Honestly, I’ve come across quite a few local government officials in Poland who didn’t smile. However, it doesn’t give me, or any other foreigners, the right to deduce that Poles never smile.
I’ve also come across plenty of miserable local government officials and members of the general public in England, Serbia and Bosnia.
Does anybody smile any more?
So what about smiling at people on the street?
To be frank, I just can’t picture how North Americans or other westerners “smile at people on the street.” It’s not one of my habits.
For this “Poles never smile” stereotype, I have to stand with Polish people on this one.
Are Poles expected to smile when they’re heading some place or have their heads buried in their mobile phones?
Stereotype 3: The most beautiful Polish city is Kraków
My association with Kraków goes way back to 2005.
Frankly, I couldn’t argue with the notion that Krakow’s main square (Rynek Główny) is one of the most beautiful squares in the world. If not the most beautiful.
In and around Rynek Główny, there are some amazingly pretty streets. Grodzka and Kanonicza have always been favourites of mine.
In my view, however, Kraków’s beauty and charm is rather limited to a relatively small area of the Old Town and the area around Wawel Castle.
I believe that Gdańsk offers more wondrous allure than Kraków over a much larger area – even in districts outside of the city centre. Indeed, the seafront districts of Jelitkowo and Brzeźno are majestically green and vibrant. Then there’s the district of Oliwa with it’s stunning Oliwa Park.
Sure, Gdańsk doesn’t have the market square that Kraków has. However, there are some extremely pretty streets in the city centre of Gdańsk. I’ve only just begun to scratch the surface with these three Gdańsk streets I’ve written about.
In my opinion, Gdańsk outdoes Kraków in the outstanding beauty department.
Stereotype 4: Warsaw is grey and ugly
Nobody likes ugly cities.
So, the fact that I enjoy spending time in Warsaw suggests that it might not be such a hole after all.
Warsaw is an exceptionally green city. Tree-lined streets and an abundance of huge parks, such as Łazienki Park, bless the districts in and around the centre.
And what about Warsaw Old Town?
Its narrow cobblestone alleys and the Old Town Market Place, not to mention the eye-catching architecture and gorgeous tenement houses reconstructed after the Second World War, all serve to make the Old Town of Warsaw an incredibly picturesque place to savour and stroll around.

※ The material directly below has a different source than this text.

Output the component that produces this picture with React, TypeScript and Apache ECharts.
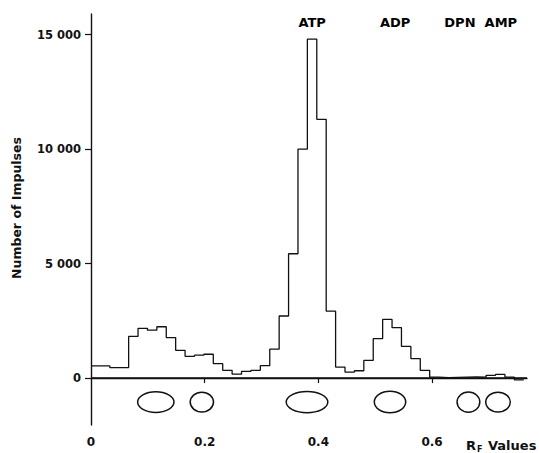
import React, { useEffect, useRef } from "react";
import * as echarts from "echarts";

// Histogram of impulses along the paper strip (bin width in Rf units)
const binWidth = 0.01655;
const impulseCounts = [
  530, 530, 460, 460, 1820, 2170, 2090, 2240, 1770, 1210,
  950, 1000, 1040, 630, 340, 170, 290, 340, 540, 1260,
  2710, 5430, 10000, 14800, 11300, 2920, 480, 260, 320, 770,
  1720, 2560, 2200, 1380, 850, 340, 40, 20, 30, 40,
  50, 40, 120, 160, 40, -80,
];

// Chromatography spots: centre Rf, half width (Rf), centre value, half height (value)
const spotRf = [0.114, 0.195, 0.38, 0.526, 0.664, 0.716];
const spotHalfWidth = [0.032, 0.0205, 0.0366, 0.0276, 0.02, 0.0216];
const spotLevel = -1050;
const spotHalfHeight = [450, 430, 460, 470, 440, 430];

// Peak annotations
const peakNames = ["ATP", "ADP", "DPN", "AMP"];
const peakRf = [0.389, 0.535, 0.649, 0.721];
const peakLabelLevel = 15550;

const yTicks = [0, 5000, 10000, 15000];
const xTicks = [0, 0.2, 0.4, 0.6];

const FONT = "DejaVu Sans";

export default function App() {
  const ref = useRef<HTMLDivElement>(null);
  useEffect(() => {
    if (!ref.current) return;
    const chart = echarts.init(ref.current, undefined, { renderer: "svg" });
    const histData = impulseCounts.map((v, i) => [i * binWidth, v]);
    histData.push([impulseCounts.length * binWidth, impulseCounts[impulseCounts.length - 1]]);
    const spotData = spotRf.map((x, i) => [x, spotLevel, spotHalfWidth[i], spotHalfHeight[i]]);
    const labelData = peakNames.map((n, i) => ({ value: [peakRf[i], peakLabelLevel], name: n }));

    chart.setOption({
      animation: false,
      backgroundColor: "#fff",
      grid: { left: 91, right: 12, top: 14, bottom: 28, containLabel: false },
      xAxis: {
        type: "value",
        min: 0,
        max: 0.767,
        axisLine: { show: true, lineStyle: { color: "#111", width: 1.4 } },
        axisTick: { show: true, length: 5, customValues: [0.2, 0.4, 0.6], lineStyle: { color: "#111", width: 1.2 } },
        axisLabel: {
          customValues: xTicks,
          margin: 11,
          color: "#111",
          fontFamily: FONT,
          fontWeight: "bold",
          fontSize: 12,
          formatter: (v: number) => (v === 0 ? "0" : v.toFixed(1)),
        },
        splitLine: { show: false },
      },
      yAxis: {
        type: "value",
        min: -2050,
        max: 15900,
        axisLine: { show: true, lineStyle: { color: "#111", width: 1.4 } },
        axisTick: { show: true, length: 6, customValues: yTicks, lineStyle: { color: "#111", width: 1.2 } },
        axisLabel: {
          customValues: yTicks,
          margin: 10,
          color: "#111",
          fontFamily: FONT,
          fontWeight: "bold",
          fontSize: 11.5,
          formatter: (v: number) => String(v).replace(/\B(?=(\d{3})+(?!\d))/g, " "),
        },
        splitLine: { show: false },
      },
      series: [
        {
          type: "line",
          data: histData,
          step: "end",
          symbol: "none",
          lineStyle: { color: "#111", width: 1.3 },
          markLine: {
            silent: true,
            symbol: "none",
            label: { show: false },
            lineStyle: { color: "#111", width: 1.5, type: "solid" },
            data: [{ yAxis: 0 }],
          },
          z: 3,
        },
        {
          type: "custom",
          coordinateSystem: "cartesian2d",
          data: spotData,
          encode: { x: 0, y: 1 },
          renderItem: (params: any, api: any) => {
            const c = api.coord([api.value(0), api.value(1)]);
            const s = api.size([api.value(2), api.value(3)]);
            return {
              type: "ellipse",
              shape: { cx: c[0], cy: c[1], rx: s[0], ry: s[1] },
              style: { fill: "none", stroke: "#111", lineWidth: 1.5 },
            };
          },
          z: 2,
        },
        {
          type: "scatter",
          data: labelData,
          symbolSize: 0,
          itemStyle: { opacity: 1 },
          label: {
            show: true,
            position: "inside",
            formatter: (p: any) => p.name,
            color: "#000",
            opacity: 1,
            fontFamily: FONT,
            fontWeight: "bold",
            fontSize: 13,
          },
          z: 4,
        },
      ],
      graphic: [
        {
          type: "text",
          x: 16,
          y: 208,
          rotation: Math.PI / 2,
          style: {
            text: "Number of Impulses",
            fill: "#111",
            font: `bold 12.5px "${FONT}"`,
            align: "center",
            verticalAlign: "middle",
          },
        },
        {
          type: "text",
          x: 466,
          y: 445,
          style: { text: "R", fill: "#111", font: `bold 13px "${FONT}"`, align: "left", verticalAlign: "middle" },
        },
        {
          type: "text",
          x: 477,
          y: 449,
          style: { text: "F", fill: "#111", font: `bold 8px "${FONT}"`, align: "left", verticalAlign: "middle" },
        },
        {
          type: "text",
          x: 488,
          y: 445,
          style: { text: "Values", fill: "#111", font: `bold 13px "${FONT}"`, align: "left", verticalAlign: "middle" },
        },
      ],
    });
    return () => chart.dispose();
  }, []);
  return (
    <div
      ref={ref}
      style={{ position: "fixed", left: 0, top: 0, width: 539, height: 453, background: "#fff" }}
    />
  );
}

The first time I visited Warsaw was in 2006. I remember that the area surrounding the Palace of Culture and Science was a dusty dump. Nowadays, there’s a definite tinge of modernity all around the Palace with huge towers of glass and steel.
Renewal and regeneration has done Warsaw a world of good.
Stereotype 5: Poland is covered in waist-deep snow every winter
October, 2007. I vividly recall how the snow began to fall in Kraków.
I believe it was one of the few winters over the past sixteen years when one could see snow piled up in city centres across the country.
Having stated that, the snow came down virtually every other day in Gdańsk from Christmas (2020) until the end of March 2021. Still, it wasn’t particularly cold.
Naturally, climatologists put these snowless trends down to climate change and global warming.
Based on analysis of data gathered every day from 50 weather stations in Poland over the past 50 years, there is less snow and more rain in winter.
Clearly, an increase in temperature has had a marked effect on the form of precipitation.
I don’t want to get too scientific.
The fact of the matter is – a long, snowy winter in Poland might only occur every five to ten years in the coming decades.
No, folks, Poland’s climate is not comparable to that of Siberia.
Stereotypes about Polish people and Poland
There we have it – two stereotypes about the behaviour and demeanour of Polish people. And three stereotypes related to the country of Poland itself.
On the whole, I haven’t really had any issues with the non-smiling, complaining, vodka-swilling, cheating Poles who despise Warsaw, go to church every Sunday and roll about in the snow from October through April.
I’m being ironic.
Stereotypes must be taken with a pinch of salt.